§ WHAT THE TASK REQUIRES
Give again, exactly as written, the lines of the records below from the line with "Recreate this image as a LaTeX" to the line with "minimum width=106pt] (share)". Both end lines count; pictures do not.

(Source code of charts)

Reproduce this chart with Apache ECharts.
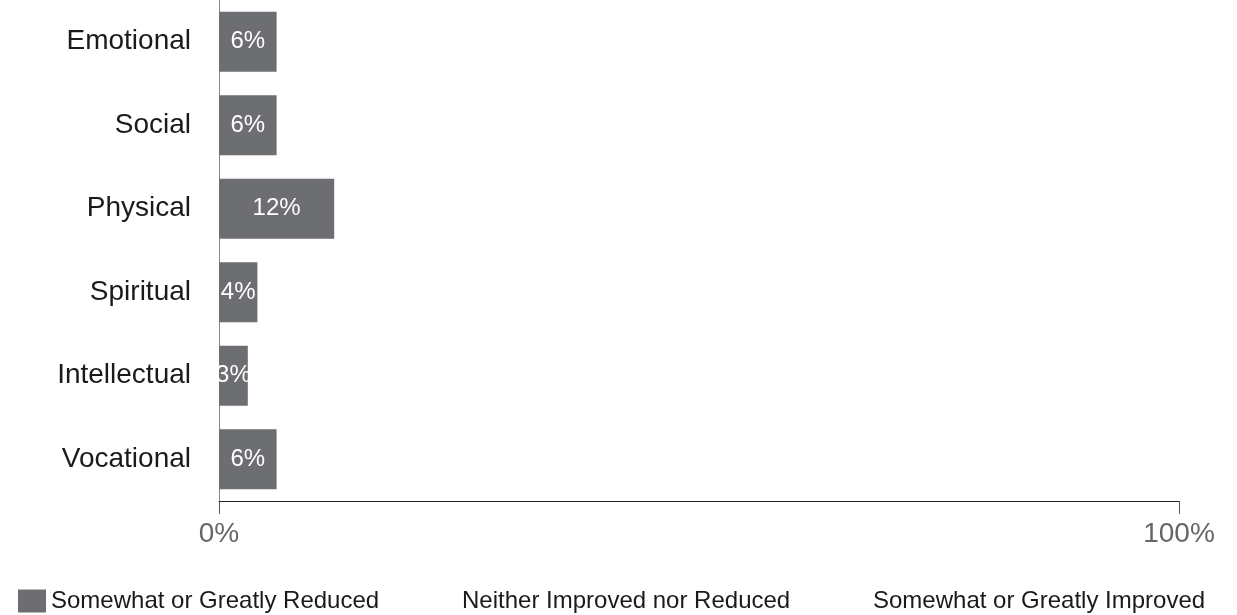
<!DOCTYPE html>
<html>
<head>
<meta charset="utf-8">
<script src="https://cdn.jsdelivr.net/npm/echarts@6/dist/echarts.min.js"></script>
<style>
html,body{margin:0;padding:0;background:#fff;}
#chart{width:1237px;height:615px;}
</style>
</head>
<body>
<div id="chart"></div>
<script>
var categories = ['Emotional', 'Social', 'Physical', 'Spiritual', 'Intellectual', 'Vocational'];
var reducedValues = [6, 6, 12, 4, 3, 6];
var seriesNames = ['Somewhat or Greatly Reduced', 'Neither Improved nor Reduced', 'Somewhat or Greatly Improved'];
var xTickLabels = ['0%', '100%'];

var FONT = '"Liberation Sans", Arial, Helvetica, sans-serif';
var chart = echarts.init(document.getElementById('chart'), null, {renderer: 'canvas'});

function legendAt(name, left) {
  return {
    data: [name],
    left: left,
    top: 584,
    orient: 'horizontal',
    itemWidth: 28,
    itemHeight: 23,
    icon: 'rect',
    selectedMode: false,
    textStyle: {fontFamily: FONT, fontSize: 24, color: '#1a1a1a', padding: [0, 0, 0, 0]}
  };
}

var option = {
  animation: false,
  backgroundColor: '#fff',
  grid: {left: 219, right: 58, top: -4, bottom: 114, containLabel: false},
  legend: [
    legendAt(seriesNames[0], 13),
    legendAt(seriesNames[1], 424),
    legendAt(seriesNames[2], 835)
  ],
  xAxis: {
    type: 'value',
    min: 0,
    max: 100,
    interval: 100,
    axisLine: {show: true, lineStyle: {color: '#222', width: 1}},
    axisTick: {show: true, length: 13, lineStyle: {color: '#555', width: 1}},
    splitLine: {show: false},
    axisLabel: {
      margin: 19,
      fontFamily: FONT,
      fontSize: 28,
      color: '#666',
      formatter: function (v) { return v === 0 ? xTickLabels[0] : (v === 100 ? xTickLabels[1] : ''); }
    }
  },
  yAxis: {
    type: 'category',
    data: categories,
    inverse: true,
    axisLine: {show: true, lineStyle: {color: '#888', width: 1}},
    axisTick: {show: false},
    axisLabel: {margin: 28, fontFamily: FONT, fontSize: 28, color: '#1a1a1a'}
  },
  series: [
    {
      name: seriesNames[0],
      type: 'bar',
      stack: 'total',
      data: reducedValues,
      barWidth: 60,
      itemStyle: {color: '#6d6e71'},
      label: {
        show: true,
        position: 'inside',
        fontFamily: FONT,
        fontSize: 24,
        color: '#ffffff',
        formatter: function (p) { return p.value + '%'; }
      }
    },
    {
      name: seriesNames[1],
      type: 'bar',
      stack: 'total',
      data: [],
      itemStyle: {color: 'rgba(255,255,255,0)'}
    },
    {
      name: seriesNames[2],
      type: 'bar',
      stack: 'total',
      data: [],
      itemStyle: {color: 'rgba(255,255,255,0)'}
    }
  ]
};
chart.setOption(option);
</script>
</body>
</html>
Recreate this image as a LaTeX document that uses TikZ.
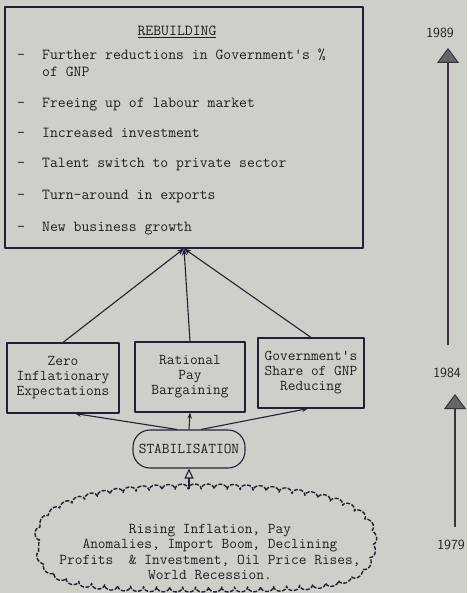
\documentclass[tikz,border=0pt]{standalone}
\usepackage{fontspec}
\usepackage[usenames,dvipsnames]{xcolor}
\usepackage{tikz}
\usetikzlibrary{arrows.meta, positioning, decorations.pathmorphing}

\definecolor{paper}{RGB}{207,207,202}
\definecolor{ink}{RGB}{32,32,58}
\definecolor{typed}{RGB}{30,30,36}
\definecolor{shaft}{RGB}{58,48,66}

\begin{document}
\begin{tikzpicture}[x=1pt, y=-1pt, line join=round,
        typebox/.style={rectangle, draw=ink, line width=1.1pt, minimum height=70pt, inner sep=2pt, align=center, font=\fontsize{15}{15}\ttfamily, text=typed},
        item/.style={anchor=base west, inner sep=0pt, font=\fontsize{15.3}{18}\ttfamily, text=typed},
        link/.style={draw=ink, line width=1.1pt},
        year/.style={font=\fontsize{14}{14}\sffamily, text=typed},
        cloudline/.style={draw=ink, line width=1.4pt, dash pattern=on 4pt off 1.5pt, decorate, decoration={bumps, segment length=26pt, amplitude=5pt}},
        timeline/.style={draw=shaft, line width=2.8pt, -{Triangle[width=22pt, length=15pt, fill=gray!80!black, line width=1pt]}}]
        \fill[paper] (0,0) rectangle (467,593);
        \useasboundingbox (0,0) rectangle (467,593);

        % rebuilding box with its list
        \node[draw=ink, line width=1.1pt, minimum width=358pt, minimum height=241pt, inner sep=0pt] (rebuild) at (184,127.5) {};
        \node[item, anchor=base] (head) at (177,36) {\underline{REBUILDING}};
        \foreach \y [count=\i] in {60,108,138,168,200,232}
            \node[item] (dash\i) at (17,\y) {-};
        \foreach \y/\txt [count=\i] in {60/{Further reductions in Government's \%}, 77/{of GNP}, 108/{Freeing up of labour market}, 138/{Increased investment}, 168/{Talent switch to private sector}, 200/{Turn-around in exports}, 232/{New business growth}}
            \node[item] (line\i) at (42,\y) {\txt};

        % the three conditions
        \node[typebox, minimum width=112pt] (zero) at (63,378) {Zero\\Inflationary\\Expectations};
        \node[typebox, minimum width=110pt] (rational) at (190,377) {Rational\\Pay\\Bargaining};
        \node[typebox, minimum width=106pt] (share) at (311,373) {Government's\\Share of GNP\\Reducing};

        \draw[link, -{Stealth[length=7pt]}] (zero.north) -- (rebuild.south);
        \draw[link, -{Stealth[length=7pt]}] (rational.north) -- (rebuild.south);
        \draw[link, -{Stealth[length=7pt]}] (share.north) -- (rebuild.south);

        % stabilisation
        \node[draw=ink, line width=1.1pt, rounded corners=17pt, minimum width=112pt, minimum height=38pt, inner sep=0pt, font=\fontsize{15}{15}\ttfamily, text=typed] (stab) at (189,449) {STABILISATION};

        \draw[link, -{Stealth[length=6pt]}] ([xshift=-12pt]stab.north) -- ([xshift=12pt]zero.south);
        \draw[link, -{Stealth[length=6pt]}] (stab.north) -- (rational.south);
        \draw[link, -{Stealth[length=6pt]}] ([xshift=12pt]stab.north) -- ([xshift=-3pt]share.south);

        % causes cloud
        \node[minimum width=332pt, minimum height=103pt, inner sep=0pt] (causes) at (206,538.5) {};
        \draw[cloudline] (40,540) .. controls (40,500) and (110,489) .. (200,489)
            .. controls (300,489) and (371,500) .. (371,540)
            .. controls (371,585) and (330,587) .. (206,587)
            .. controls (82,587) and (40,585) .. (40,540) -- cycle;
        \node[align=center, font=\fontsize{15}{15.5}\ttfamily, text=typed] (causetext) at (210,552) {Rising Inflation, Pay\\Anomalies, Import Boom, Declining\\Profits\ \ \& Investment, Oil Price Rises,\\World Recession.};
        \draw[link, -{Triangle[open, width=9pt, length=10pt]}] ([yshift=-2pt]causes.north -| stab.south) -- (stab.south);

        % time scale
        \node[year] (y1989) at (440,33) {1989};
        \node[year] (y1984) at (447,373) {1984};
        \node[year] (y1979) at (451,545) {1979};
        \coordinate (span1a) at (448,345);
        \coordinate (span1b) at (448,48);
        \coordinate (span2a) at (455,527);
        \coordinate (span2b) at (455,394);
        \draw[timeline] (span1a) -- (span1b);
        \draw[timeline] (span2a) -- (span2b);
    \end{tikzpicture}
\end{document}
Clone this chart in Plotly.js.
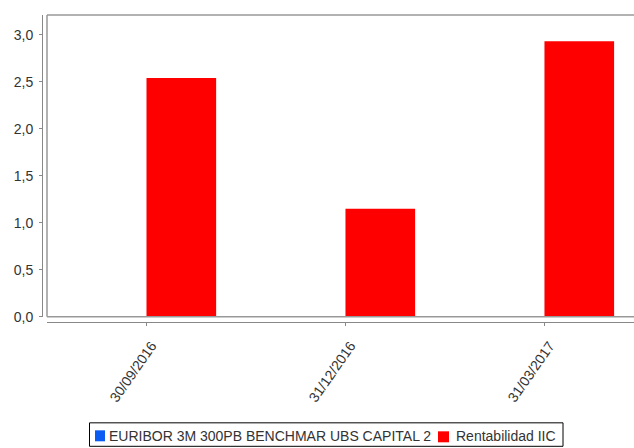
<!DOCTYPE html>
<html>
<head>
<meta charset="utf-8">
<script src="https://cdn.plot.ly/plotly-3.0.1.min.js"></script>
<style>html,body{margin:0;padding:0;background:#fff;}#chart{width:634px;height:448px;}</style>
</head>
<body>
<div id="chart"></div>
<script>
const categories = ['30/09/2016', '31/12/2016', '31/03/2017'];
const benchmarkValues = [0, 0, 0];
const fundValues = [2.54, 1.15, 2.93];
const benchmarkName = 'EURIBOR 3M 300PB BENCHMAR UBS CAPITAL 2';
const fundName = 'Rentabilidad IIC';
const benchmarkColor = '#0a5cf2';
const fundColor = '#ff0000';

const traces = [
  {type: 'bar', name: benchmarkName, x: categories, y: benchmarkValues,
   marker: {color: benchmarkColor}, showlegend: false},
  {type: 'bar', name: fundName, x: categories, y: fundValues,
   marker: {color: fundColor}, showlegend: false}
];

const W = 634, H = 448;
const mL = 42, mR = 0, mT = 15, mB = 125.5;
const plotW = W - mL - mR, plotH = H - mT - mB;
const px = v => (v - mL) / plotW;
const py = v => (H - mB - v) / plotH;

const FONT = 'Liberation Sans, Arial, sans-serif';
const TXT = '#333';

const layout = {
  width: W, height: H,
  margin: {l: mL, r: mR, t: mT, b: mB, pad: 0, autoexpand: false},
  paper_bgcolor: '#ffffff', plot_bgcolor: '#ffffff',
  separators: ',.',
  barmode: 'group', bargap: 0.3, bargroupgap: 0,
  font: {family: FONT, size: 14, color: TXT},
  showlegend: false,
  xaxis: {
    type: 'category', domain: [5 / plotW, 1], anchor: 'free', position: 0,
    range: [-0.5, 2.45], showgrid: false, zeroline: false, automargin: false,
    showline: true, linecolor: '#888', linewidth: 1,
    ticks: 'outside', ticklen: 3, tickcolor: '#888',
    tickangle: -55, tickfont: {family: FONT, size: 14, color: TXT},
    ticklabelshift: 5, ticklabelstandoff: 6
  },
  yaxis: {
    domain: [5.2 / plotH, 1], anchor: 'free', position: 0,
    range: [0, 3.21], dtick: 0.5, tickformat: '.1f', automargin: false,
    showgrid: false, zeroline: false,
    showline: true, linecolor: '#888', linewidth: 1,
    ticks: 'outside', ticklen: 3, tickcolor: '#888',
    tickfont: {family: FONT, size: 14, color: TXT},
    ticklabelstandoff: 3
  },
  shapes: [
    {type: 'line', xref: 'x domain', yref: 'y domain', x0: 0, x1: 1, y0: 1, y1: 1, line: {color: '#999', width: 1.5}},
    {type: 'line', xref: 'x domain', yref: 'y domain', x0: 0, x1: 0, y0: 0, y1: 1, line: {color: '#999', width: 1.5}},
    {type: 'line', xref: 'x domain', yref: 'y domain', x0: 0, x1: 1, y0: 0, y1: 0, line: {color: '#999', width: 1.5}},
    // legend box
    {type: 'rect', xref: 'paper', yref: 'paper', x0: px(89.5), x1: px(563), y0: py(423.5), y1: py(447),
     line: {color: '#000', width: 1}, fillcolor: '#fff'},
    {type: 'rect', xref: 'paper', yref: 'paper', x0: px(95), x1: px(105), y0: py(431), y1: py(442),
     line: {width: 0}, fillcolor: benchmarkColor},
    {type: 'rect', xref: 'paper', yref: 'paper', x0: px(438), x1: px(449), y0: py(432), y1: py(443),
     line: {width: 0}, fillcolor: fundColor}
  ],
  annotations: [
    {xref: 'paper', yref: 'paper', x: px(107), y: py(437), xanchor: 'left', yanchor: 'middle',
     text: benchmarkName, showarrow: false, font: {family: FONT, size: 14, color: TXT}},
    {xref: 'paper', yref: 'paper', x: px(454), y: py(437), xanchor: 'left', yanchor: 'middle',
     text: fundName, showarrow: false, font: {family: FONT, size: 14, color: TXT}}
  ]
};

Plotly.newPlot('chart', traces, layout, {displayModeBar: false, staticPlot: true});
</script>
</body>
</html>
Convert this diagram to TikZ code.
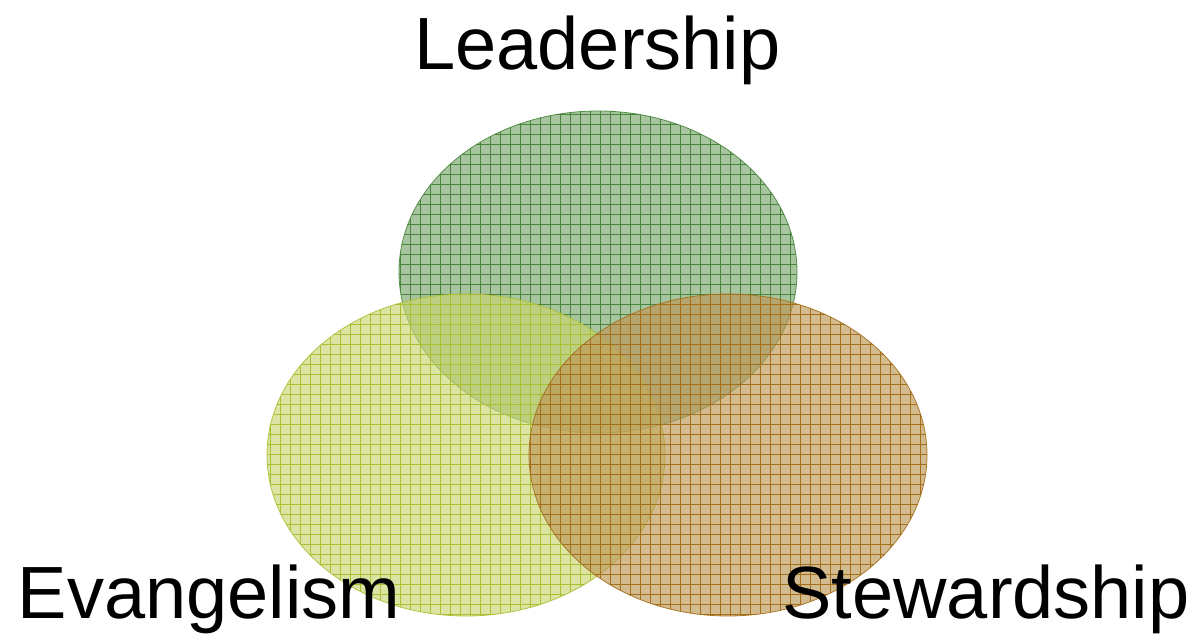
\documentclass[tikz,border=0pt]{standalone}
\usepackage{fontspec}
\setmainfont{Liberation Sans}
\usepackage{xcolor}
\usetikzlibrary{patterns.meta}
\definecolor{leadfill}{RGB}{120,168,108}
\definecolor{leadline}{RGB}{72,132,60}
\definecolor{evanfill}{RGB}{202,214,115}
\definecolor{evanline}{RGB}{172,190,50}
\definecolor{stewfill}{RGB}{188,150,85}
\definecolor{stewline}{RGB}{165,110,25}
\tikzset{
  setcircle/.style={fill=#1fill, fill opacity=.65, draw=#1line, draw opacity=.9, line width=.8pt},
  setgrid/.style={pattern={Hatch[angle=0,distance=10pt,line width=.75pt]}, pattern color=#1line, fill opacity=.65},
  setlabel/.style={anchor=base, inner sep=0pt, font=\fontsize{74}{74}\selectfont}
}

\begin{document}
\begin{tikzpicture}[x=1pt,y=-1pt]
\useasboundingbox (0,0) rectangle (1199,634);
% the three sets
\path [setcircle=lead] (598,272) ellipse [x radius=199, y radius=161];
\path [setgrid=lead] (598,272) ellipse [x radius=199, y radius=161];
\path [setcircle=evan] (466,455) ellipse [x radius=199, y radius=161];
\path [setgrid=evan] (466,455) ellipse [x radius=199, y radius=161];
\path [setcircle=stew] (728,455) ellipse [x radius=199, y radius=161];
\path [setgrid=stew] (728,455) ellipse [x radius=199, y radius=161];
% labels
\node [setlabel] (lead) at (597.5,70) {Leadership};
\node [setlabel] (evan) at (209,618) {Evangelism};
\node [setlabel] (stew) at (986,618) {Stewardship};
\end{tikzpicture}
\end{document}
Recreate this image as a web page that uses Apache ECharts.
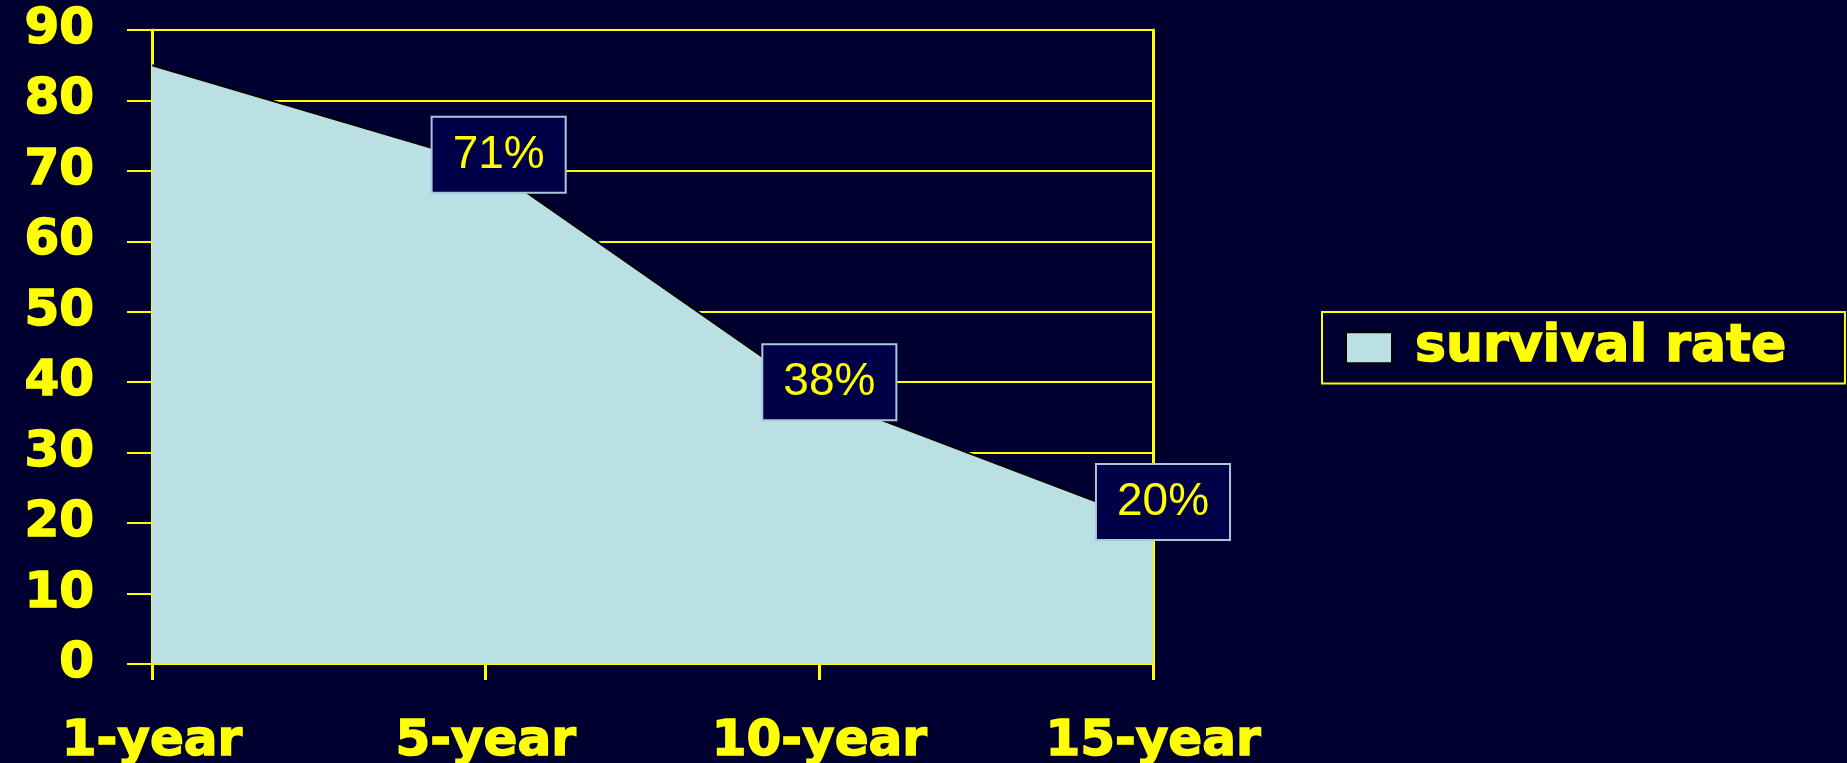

§ RESULT
Recreate this image as a LaTeX document that uses TikZ.
\documentclass[tikz,border=0pt]{standalone}
\usepackage{fontspec}
\usepackage[usenames,dvipsnames]{xcolor}
\usepackage{tikz}
\usetikzlibrary{arrows.meta, positioning, decorations.pathmorphing}

\definecolor{paper}{RGB}{207,207,202}
\definecolor{ink}{RGB}{32,32,58}
\definecolor{typed}{RGB}{30,30,36}
\definecolor{shaft}{RGB}{58,48,66}

\begin{document}
\begin{tikzpicture}[x=1pt, y=-1pt, line join=round,
        typebox/.style={rectangle, draw=ink, line width=1.1pt, minimum height=70pt, inner sep=2pt, align=center, font=\fontsize{15}{15}\ttfamily, text=typed},
        item/.style={anchor=base west, inner sep=0pt, font=\fontsize{15.3}{18}\ttfamily, text=typed},
        link/.style={draw=ink, line width=1.1pt},
        year/.style={font=\fontsize{14}{14}\sffamily, text=typed},
        cloudline/.style={draw=ink, line width=1.4pt, dash pattern=on 4pt off 1.5pt, decorate, decoration={bumps, segment length=26pt, amplitude=5pt}},
        timeline/.style={draw=shaft, line width=2.8pt, -{Triangle[width=22pt, length=15pt, fill=gray!80!black, line width=1pt]}}]
        \fill[paper] (0,0) rectangle (467,593);
        \useasboundingbox (0,0) rectangle (467,593);

        % rebuilding box with its list
        \node[draw=ink, line width=1.1pt, minimum width=358pt, minimum height=241pt, inner sep=0pt] (rebuild) at (184,127.5) {};
        \node[item, anchor=base] (head) at (177,36) {\underline{REBUILDING}};
        \foreach \y [count=\i] in {60,108,138,168,200,232}
            \node[item] (dash\i) at (17,\y) {-};
        \foreach \y/\txt [count=\i] in {60/{Further reductions in Government's \%}, 77/{of GNP}, 108/{Freeing up of labour market}, 138/{Increased investment}, 168/{Talent switch to private sector}, 200/{Turn-around in exports}, 232/{New business growth}}
            \node[item] (line\i) at (42,\y) {\txt};

        % the three conditions
        \node[typebox, minimum width=112pt] (zero) at (63,378) {Zero\\Inflationary\\Expectations};
        \node[typebox, minimum width=110pt] (rational) at (190,377) {Rational\\Pay\\Bargaining};
        \node[typebox, minimum width=106pt] (share) at (311,373) {Government's\\Share of GNP\\Reducing};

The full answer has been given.